Part of a data file:
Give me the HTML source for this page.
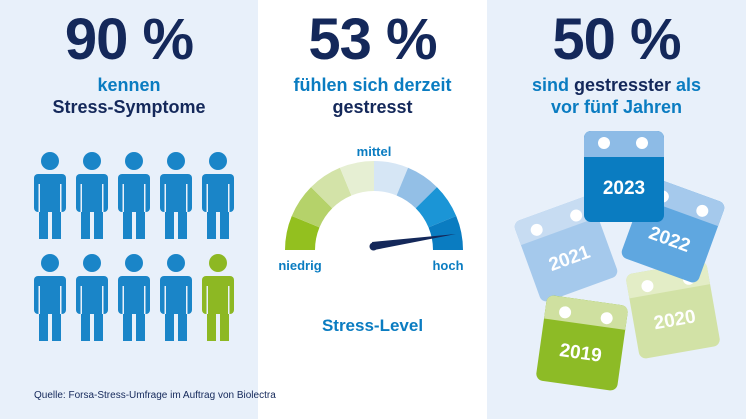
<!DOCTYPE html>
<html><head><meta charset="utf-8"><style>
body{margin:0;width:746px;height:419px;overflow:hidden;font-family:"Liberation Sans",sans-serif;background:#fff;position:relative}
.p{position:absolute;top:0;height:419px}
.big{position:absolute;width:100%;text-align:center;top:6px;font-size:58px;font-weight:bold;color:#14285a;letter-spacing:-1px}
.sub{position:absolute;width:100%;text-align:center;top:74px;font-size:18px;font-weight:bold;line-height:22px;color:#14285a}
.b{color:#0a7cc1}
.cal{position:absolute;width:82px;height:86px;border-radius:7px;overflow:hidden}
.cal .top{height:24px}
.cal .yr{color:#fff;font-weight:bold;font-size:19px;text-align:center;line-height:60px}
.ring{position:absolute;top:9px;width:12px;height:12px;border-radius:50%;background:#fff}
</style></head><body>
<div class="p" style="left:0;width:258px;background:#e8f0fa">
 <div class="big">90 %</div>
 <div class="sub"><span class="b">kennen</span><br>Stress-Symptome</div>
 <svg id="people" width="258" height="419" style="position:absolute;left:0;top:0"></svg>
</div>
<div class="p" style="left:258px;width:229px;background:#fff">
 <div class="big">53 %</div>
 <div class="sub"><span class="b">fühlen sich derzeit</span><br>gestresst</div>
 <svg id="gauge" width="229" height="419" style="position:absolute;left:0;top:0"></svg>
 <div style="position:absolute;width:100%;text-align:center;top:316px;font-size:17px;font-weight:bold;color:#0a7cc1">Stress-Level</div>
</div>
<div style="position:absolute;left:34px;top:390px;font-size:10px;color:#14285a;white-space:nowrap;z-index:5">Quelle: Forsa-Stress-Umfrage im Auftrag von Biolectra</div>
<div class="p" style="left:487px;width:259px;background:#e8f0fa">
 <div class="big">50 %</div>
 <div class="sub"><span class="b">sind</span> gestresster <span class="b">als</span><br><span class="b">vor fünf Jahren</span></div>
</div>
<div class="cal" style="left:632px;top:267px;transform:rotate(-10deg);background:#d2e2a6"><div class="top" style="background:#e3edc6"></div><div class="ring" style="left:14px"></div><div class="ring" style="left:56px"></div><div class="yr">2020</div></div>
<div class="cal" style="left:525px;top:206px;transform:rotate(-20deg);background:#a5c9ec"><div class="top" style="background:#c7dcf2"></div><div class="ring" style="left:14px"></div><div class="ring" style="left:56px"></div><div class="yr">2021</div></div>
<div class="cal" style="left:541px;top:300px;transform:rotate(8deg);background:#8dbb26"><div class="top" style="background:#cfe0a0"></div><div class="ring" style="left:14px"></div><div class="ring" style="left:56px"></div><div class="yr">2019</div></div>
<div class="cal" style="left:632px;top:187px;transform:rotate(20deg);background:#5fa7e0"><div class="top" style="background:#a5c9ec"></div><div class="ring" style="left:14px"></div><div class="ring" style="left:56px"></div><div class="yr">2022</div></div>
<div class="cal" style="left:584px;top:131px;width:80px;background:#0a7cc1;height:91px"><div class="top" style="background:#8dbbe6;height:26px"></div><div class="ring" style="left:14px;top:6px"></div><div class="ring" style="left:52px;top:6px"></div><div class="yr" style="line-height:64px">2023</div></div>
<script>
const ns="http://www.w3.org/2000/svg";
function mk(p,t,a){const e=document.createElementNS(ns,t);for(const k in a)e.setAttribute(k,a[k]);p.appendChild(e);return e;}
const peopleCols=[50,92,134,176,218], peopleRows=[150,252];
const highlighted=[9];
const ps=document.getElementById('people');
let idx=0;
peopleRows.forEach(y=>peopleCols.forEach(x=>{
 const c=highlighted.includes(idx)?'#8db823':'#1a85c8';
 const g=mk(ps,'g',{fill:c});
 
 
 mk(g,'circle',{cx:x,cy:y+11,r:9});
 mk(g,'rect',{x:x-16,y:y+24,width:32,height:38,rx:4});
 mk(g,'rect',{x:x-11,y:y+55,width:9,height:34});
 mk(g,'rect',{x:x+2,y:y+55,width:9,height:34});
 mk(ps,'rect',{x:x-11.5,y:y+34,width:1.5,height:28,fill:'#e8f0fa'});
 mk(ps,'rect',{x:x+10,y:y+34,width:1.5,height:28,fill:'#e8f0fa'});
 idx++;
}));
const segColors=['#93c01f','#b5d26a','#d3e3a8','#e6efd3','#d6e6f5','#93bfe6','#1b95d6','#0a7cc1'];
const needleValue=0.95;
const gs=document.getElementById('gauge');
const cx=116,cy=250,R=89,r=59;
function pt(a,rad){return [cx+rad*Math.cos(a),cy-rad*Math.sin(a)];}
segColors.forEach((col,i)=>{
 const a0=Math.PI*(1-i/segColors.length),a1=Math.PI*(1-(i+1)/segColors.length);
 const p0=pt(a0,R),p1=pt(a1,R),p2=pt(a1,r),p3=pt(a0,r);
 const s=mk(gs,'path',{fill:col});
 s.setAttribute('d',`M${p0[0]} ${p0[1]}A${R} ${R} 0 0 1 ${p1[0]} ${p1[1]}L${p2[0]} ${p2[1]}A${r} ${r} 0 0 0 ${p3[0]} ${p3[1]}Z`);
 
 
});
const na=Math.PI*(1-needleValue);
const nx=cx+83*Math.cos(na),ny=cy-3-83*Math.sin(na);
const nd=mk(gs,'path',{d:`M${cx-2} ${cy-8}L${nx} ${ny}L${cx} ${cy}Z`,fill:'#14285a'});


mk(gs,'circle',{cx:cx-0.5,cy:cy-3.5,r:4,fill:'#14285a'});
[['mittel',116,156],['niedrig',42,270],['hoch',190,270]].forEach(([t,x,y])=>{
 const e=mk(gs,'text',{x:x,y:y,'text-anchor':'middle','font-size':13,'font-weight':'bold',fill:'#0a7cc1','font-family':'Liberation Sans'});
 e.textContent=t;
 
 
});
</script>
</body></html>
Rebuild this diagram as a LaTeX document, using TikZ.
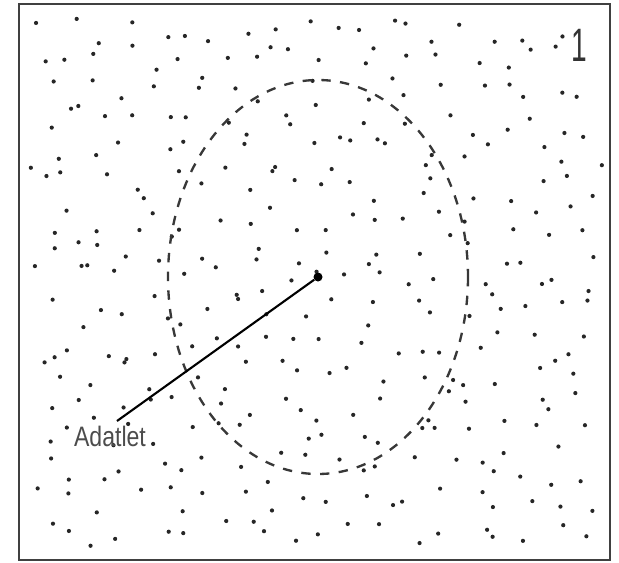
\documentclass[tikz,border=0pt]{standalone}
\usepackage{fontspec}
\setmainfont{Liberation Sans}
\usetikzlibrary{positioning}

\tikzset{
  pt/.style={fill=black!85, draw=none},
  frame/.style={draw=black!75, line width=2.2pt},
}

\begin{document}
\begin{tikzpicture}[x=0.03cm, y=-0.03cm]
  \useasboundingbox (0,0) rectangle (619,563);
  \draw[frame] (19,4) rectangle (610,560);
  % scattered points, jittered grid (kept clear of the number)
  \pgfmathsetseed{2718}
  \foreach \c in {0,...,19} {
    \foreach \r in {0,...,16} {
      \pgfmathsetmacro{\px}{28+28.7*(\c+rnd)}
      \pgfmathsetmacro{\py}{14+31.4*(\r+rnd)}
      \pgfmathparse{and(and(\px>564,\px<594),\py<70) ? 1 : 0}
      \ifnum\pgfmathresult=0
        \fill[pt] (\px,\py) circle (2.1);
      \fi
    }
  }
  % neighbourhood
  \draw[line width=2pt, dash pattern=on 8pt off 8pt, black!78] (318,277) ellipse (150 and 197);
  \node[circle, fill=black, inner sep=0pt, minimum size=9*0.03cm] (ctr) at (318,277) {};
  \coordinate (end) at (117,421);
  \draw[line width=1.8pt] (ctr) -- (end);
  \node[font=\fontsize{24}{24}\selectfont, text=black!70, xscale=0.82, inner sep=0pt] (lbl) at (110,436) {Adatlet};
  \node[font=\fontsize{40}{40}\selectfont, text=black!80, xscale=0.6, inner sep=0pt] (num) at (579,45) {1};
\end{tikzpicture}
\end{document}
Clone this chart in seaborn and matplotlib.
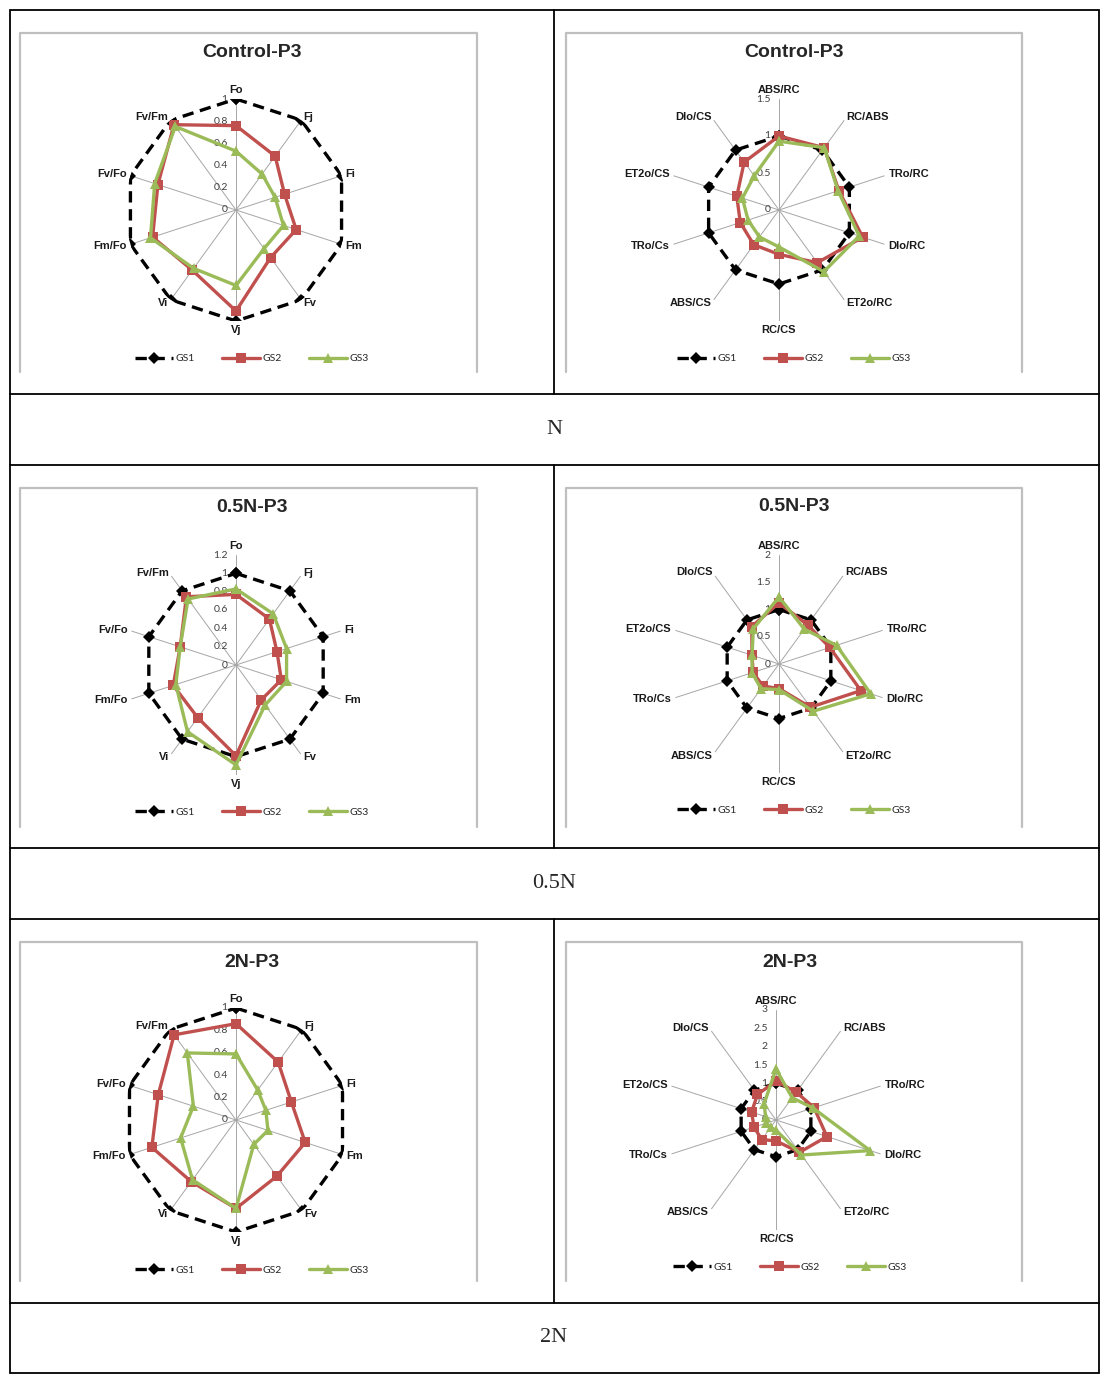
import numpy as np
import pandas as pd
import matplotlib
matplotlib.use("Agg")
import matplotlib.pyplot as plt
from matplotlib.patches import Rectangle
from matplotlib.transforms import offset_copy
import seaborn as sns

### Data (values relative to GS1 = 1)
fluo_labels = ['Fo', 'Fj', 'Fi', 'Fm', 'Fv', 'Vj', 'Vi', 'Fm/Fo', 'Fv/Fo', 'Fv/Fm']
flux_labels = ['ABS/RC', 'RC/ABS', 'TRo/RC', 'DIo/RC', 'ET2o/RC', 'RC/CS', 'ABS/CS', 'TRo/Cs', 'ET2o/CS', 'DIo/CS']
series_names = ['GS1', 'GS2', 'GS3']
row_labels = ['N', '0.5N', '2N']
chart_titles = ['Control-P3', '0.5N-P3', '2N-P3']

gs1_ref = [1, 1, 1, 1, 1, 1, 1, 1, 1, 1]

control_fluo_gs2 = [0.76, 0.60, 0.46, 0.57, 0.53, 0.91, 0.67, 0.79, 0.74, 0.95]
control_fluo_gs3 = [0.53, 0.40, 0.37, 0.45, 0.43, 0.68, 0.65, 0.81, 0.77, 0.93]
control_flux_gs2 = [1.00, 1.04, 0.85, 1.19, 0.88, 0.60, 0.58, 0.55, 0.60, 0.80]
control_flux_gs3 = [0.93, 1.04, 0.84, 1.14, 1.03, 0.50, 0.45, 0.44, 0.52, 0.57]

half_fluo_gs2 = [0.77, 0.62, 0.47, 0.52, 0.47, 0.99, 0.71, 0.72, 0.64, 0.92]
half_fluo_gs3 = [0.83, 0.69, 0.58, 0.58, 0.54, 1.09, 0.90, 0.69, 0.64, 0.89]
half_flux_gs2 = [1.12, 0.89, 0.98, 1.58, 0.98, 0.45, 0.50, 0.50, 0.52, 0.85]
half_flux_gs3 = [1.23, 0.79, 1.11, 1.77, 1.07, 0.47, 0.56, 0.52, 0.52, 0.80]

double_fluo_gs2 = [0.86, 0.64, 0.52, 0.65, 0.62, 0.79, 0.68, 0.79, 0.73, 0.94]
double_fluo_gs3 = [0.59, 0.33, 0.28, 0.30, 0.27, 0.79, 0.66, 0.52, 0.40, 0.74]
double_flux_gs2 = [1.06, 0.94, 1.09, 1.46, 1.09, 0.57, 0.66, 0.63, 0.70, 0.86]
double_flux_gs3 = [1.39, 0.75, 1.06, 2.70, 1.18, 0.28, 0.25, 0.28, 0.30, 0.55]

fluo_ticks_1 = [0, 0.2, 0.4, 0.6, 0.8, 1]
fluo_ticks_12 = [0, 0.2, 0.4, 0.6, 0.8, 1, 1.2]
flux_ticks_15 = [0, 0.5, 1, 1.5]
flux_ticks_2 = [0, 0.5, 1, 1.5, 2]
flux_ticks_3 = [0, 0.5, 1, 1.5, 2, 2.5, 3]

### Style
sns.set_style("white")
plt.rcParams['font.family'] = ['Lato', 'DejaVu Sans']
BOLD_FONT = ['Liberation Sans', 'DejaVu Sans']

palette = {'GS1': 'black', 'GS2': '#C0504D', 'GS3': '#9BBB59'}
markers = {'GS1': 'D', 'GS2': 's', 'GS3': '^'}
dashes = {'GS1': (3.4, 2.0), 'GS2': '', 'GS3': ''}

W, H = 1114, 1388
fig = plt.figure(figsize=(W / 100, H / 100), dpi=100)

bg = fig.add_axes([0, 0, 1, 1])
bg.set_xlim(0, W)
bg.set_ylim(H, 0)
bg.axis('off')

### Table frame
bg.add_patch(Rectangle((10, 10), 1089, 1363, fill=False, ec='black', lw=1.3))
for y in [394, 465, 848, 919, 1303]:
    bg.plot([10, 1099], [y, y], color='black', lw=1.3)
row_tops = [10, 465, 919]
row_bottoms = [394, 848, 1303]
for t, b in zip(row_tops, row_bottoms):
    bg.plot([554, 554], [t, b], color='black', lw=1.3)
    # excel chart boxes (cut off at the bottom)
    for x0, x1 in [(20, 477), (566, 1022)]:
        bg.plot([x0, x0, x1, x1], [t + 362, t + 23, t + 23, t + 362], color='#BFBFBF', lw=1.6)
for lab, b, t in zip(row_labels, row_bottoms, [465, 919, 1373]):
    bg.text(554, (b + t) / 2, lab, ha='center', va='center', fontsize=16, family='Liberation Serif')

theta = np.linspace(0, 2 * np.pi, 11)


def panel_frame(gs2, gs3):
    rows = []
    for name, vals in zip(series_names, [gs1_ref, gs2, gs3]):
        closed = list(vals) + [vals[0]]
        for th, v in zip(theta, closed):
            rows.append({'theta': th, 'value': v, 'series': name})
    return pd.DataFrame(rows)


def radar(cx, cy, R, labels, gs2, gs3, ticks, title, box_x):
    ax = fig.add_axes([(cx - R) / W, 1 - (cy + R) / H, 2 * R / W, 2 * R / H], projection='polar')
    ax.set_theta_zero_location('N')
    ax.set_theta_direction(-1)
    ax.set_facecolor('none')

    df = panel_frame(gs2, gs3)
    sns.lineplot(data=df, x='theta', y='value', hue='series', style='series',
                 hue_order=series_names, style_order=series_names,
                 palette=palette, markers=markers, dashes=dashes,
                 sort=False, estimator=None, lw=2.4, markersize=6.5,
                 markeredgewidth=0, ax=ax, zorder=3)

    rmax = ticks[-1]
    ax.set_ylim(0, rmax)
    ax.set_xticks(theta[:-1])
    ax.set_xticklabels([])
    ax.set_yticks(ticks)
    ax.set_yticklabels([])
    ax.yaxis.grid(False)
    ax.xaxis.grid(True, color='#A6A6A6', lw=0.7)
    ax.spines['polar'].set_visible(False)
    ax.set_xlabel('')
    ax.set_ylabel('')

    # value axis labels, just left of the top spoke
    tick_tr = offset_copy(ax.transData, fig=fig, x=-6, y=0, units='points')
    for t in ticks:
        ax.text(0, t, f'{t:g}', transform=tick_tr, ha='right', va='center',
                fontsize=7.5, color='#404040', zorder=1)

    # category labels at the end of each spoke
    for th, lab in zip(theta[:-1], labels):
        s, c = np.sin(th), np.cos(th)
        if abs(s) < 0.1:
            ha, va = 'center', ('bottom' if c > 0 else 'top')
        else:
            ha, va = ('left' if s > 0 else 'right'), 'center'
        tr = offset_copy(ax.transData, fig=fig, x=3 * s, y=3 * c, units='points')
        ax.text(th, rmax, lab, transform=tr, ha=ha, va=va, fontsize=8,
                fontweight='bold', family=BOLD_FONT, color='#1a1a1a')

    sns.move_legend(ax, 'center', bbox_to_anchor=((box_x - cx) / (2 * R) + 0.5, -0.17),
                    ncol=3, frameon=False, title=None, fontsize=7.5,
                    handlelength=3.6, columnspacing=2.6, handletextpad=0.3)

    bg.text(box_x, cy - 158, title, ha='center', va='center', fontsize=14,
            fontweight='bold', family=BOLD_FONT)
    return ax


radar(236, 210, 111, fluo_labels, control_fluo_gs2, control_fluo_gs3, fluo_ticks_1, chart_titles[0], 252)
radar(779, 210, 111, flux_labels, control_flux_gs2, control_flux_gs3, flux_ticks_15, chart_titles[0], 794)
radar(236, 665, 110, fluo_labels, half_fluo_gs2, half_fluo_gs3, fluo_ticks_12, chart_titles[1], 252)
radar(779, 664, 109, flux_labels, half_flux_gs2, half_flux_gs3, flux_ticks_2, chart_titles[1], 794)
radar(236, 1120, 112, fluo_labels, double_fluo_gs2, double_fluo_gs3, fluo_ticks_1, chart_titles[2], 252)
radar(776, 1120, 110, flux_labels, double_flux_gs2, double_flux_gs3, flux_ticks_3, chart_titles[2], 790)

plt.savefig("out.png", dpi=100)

Task statement:
Copy the lines above exactly, starting at the one with "Clone this chart in seaborn and matplotlib." and ending at the one with "import seaborn as sns", both included. Leave out any pictures and add nothing else.

Final result:
Clone this chart in seaborn and matplotlib.
import numpy as np
import pandas as pd
import matplotlib
matplotlib.use("Agg")
import matplotlib.pyplot as plt
from matplotlib.patches import Rectangle
from matplotlib.transforms import offset_copy
import seaborn as sns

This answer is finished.